Before moving to Beijing I took a Mandarin course in London. In the early stages of my third pregnancy, I entered my first class with a touch of trepidation, not to mention nausea. I couldn’t tell if the other students were in a gap year or recent graduates, but their fashionably grubby clothes exuded the enthusiasm and self-assurance of youth. It was with enormous relief, therefore, that I noticed Paula sitting alone and took up a seat beside her. Like about half the class, Paula was ethnic Chinese, but while the others were mainly the children of Cantonese restaurateurs, focused on the career opportunities that the language of the motherland could offer, Paula was a wife and mother, and more interested in rediscovering her roots. United by age and responsibility, we became firm friends within the week.
On the first day we soon left the smoke-filled common room and ventured into the concrete expanse of the town to eat our lunch. As I suffered the hunger pangs that I considered par for the course in pregnancy, I noticed that Paula, whose petite stature made me feel gargantuan, never tried to get by on a sandwich at midday. Her lunch-box revealed a mound of rice topped with meat and vegetables. I watched in disbelief as her fingers worked the chopsticks. This was no midday snack, yet she was talking excitedly of the meal she would cook that evening. While her family may have neglected to maintain her linguistic heritage, their culinary legacy was obviously still intact – and she looked great on it.
Ladies who lunch (and don’t get fat)
The first friend I made when I arrived in Beijing was May, the wife of one of Tim’s colleagues. May was from Hong Kong and loved to ‘lunch’. It was at her apartment, with its panoramic view of the Sanlitun Embassy district, that I had my first real taste of Chinese home-style cooking. Eating with May and her friends from Taiwan, Singapore and Malaysia was confirmation that throughout the whole of Asia people eat well; they positively celebrate food and never talk about restricting what they eat in any way. We would take steaming bowls of rice or noodles and top them with a selection of tasty morsels. I discovered the delights of lotus root, fibrous and delicate in flavour, and stem lettuce, crunchy and tasting slightly of asparagus, and I began to recognize the fermented bean pastes that give so many Chinese dishes their distinct flavour and to distinguish one type of beancurd from another. They introduced me to foods I didn’t know existed, like the delicately filled tiny parcels of Cantonese
dim sum
, crisply wrapped Japanese sushi, Korean noodles that blew my head off and the fascinating flavours of the local stir-fries. I also learned that there is more to aubergine than ratatouille and far more to cabbage than bubble and squeak. When these women talked about food it was with excitement and pleasure. While the bias of their diet was towards freshly cooked savoury dishes they did not have any taboos or no-go areas. When the school bake sales came round, which they did with monotonous regularity, they could produce a cheesecake or a plate of muffins that would rival Betty Crocker.
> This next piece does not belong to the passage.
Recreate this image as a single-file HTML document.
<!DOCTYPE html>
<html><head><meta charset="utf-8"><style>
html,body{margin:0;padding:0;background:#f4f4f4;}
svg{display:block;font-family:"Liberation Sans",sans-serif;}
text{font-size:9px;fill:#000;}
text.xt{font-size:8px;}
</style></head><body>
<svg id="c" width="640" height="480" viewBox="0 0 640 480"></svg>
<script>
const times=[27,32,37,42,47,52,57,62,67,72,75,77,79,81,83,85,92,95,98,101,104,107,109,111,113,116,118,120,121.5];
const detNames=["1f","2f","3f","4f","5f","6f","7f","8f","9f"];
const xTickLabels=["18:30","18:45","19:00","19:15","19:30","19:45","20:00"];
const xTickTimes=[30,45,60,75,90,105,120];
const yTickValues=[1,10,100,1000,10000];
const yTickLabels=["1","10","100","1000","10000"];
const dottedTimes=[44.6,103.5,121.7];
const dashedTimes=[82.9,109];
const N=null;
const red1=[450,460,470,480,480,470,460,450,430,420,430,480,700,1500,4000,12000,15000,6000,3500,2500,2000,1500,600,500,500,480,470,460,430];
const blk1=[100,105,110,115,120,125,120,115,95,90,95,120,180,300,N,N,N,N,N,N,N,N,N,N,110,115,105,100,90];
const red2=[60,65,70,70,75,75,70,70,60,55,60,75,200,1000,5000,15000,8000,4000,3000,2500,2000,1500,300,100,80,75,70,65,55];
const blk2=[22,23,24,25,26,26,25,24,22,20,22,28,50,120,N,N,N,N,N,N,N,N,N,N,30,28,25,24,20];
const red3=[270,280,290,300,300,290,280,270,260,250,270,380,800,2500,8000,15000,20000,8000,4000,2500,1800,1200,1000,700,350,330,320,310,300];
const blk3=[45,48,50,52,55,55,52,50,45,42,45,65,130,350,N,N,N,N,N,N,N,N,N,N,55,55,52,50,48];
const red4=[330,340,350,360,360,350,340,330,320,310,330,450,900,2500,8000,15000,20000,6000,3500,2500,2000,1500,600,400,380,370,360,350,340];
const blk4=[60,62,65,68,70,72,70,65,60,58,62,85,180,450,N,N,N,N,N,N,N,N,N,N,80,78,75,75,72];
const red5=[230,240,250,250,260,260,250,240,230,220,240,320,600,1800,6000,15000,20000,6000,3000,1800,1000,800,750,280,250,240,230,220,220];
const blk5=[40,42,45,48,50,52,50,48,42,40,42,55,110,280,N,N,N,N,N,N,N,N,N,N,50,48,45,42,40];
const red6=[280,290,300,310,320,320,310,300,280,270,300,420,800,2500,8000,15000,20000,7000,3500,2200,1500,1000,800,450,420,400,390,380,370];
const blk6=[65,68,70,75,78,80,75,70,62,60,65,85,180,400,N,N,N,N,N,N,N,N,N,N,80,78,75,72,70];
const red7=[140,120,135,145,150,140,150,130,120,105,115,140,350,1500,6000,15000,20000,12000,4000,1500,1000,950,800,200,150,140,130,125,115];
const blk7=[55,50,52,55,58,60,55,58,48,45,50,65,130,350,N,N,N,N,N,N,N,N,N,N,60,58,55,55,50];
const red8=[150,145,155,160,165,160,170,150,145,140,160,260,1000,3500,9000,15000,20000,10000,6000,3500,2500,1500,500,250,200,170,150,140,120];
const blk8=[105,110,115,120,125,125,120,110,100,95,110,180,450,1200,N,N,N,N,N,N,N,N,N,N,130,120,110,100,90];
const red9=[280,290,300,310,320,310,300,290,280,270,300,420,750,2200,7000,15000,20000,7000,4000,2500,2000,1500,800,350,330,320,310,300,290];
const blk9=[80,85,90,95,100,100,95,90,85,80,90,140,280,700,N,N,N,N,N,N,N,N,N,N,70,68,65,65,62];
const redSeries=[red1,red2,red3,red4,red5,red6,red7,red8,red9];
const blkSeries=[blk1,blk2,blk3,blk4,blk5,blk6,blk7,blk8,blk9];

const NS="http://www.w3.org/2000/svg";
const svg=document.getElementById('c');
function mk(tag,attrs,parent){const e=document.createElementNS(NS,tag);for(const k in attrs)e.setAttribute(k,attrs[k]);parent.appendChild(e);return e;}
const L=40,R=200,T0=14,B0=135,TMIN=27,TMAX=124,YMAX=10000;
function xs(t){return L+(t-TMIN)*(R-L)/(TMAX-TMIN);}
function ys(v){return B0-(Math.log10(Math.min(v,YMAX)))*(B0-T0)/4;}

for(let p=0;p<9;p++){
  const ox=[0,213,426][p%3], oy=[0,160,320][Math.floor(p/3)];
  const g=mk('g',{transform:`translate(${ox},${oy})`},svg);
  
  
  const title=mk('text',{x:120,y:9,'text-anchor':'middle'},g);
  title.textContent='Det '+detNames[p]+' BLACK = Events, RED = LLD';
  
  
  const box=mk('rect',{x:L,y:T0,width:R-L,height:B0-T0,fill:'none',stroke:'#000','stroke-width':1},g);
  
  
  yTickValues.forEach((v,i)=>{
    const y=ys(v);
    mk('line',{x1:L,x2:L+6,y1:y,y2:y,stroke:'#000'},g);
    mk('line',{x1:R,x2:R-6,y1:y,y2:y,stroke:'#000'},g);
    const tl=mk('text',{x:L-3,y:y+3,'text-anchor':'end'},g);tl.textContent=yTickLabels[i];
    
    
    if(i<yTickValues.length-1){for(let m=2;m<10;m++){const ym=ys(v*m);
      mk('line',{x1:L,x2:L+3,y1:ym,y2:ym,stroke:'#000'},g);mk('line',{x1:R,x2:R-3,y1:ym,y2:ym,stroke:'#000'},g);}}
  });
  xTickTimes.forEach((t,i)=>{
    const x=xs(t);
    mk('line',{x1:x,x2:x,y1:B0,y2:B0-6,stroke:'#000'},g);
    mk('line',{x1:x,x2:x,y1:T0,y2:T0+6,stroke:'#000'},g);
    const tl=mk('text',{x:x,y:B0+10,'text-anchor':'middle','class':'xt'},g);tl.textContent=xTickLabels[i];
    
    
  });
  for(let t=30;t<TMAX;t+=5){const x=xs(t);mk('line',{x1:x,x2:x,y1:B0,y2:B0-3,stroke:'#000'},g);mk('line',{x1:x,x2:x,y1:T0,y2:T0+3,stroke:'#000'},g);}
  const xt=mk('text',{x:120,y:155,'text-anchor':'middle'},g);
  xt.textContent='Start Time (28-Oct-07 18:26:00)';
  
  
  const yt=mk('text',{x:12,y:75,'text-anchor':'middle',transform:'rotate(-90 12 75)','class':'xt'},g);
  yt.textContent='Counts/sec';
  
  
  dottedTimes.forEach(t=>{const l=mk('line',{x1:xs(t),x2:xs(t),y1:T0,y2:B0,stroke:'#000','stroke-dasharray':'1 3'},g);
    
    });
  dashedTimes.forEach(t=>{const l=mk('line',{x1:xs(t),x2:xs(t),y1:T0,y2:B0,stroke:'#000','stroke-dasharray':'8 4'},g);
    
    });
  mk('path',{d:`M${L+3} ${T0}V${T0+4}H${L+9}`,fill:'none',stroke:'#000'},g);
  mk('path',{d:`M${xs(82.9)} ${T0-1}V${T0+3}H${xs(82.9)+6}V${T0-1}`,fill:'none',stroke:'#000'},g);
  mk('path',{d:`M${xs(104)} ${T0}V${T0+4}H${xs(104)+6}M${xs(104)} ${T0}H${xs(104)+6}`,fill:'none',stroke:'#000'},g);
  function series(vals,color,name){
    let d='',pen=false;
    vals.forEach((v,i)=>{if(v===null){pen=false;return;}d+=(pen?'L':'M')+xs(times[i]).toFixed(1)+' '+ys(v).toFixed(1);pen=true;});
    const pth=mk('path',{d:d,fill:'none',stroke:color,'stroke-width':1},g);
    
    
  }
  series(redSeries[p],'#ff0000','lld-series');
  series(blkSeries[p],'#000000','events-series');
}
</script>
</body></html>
May and her Asian friends were all slim, despite the fact that eating was their favourite occupation. Like Paula, they all appeared to have been brought up in households with a positive attitude to food. But during my time in Beijing I also had plenty of opportunity to observe other Asians, whose eating habits had been influenced by Western ideas or lifestyles. Those of ethnic Chinese heritage who are born in the West are loosely described in Asia as American-Born Chinese (ABCs). As China’s economy boomed in the 1990s thousands of ABCs were attracted back to the home of their ancestors. One of these was my friend Deborah, a British-Chinese doctor, whom I met during a routine consultation and who had an enviable command of self-taught Mandarin that I hoped might open some restaurant doors for me. Solidly built to the extent that her white coat was stretched across her stomach, she certainly looked as if she must enjoy food.
I met Deborah for lunch. She ordered nothing but a watermelon juice; I invited her for supper and she picked at her meal complaining of a stomach upset. She seemed to live on air, and despite our initial spark I never became close to her. When we met at social functions I continued to notice that, despite her size, she never seemed to show any interest or pleasure in food.